• **Task to carry out**
Print the listing below from its opening line through the line holding "var weights = [100, 70, 55, 42, 20, 10, 0];", both ends included.

---

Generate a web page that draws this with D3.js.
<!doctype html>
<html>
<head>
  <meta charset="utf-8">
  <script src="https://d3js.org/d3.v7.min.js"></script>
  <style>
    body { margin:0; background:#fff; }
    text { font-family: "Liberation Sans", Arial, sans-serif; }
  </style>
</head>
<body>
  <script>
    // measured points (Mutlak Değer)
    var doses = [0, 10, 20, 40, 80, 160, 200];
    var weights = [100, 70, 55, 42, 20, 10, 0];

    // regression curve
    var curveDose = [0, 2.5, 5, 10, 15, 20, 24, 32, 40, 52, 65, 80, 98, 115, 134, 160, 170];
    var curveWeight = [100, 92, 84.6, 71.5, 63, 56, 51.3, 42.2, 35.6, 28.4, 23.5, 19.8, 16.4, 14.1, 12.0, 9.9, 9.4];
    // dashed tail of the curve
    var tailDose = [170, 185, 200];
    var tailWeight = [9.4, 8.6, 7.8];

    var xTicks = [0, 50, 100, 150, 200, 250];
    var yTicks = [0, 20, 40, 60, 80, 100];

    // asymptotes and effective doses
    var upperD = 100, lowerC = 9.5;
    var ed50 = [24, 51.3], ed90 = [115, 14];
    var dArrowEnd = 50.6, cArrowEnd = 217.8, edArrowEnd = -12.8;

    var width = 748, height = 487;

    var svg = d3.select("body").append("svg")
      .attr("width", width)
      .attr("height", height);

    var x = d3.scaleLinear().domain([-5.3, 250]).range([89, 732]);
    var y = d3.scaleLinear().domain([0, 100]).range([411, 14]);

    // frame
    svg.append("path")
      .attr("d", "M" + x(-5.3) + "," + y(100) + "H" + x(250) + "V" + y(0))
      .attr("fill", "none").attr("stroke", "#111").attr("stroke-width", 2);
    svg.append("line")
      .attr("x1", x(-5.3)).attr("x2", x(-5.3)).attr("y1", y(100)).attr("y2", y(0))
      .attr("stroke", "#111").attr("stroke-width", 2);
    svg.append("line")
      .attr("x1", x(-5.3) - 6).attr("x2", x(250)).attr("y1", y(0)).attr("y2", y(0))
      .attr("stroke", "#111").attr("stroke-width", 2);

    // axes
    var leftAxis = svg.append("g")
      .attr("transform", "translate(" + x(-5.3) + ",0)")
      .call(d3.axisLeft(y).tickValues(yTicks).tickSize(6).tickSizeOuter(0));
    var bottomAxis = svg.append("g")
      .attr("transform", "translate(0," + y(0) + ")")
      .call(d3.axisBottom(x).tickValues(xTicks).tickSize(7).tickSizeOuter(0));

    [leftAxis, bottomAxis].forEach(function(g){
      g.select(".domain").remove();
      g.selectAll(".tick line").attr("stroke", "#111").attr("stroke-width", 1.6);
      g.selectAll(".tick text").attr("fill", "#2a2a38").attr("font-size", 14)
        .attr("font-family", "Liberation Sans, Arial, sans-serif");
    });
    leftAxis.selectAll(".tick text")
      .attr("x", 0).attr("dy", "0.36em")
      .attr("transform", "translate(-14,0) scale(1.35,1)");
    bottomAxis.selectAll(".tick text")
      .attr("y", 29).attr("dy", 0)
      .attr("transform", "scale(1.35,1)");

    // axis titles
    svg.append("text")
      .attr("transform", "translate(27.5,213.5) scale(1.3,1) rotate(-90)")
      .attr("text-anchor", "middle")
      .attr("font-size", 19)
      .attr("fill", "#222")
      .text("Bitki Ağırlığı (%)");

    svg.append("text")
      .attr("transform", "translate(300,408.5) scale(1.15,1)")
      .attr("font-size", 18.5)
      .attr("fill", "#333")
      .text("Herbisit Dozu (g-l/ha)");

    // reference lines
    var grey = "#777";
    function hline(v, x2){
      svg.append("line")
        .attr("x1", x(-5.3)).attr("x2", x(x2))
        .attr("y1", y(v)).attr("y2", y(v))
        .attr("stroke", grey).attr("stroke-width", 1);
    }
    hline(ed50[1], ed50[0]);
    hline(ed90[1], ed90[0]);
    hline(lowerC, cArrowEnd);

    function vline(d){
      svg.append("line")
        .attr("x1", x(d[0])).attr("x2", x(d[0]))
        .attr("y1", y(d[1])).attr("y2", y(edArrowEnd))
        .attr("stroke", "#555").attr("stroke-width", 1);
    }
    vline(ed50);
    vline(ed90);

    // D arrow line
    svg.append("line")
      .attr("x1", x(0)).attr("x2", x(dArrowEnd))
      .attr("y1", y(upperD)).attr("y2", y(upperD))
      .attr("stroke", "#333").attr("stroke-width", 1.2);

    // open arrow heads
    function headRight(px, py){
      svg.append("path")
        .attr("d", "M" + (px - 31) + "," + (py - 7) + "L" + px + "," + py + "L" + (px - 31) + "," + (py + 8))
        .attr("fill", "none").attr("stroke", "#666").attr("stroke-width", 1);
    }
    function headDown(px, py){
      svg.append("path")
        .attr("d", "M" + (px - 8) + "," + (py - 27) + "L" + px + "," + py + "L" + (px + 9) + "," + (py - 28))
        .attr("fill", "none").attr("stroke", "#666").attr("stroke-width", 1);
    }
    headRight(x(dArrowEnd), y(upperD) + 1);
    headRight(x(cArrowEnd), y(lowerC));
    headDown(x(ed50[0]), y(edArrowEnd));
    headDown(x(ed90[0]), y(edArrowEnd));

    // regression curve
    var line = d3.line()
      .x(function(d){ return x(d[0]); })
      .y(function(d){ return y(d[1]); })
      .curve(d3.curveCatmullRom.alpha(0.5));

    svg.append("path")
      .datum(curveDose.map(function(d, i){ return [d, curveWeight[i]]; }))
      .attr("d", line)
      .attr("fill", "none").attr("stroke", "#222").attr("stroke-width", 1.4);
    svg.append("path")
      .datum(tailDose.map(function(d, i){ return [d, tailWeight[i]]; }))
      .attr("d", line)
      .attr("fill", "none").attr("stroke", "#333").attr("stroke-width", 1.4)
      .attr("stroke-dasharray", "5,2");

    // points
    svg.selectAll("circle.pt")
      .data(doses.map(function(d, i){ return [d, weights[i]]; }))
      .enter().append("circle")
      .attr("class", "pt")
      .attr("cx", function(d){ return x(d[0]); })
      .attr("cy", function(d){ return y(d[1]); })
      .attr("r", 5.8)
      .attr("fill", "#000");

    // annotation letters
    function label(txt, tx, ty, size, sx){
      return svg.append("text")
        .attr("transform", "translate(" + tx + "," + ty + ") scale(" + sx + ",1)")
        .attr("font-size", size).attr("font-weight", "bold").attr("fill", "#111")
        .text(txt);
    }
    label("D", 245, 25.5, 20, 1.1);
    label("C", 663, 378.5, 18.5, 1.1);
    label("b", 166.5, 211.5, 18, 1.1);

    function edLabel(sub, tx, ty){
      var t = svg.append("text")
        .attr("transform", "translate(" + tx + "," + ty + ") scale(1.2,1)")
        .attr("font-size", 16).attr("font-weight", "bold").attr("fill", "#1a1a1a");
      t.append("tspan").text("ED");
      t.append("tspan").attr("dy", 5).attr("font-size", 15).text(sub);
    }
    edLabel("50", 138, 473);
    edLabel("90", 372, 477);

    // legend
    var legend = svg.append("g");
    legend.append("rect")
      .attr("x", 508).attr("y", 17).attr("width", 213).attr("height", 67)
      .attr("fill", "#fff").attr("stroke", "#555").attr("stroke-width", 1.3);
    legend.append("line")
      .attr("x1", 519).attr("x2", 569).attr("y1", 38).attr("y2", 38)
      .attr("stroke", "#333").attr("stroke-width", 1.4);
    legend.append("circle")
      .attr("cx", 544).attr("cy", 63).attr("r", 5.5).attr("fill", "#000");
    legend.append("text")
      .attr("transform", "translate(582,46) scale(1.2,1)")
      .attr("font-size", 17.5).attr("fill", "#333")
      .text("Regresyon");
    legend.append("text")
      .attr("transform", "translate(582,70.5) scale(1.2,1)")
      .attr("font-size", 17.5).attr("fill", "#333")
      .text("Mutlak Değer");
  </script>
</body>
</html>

---

• **Answer to this task**
Generate a web page that draws this with D3.js.
<!doctype html>
<html>
<head>
  <meta charset="utf-8">
  <script src="https://d3js.org/d3.v7.min.js"></script>
  <style>
    body { margin:0; background:#fff; }
    text { font-family: "Liberation Sans", Arial, sans-serif; }
  </style>
</head>
<body>
  <script>
    // measured points (Mutlak Değer)
    var doses = [0, 10, 20, 40, 80, 160, 200];
    var weights = [100, 70, 55, 42, 20, 10, 0];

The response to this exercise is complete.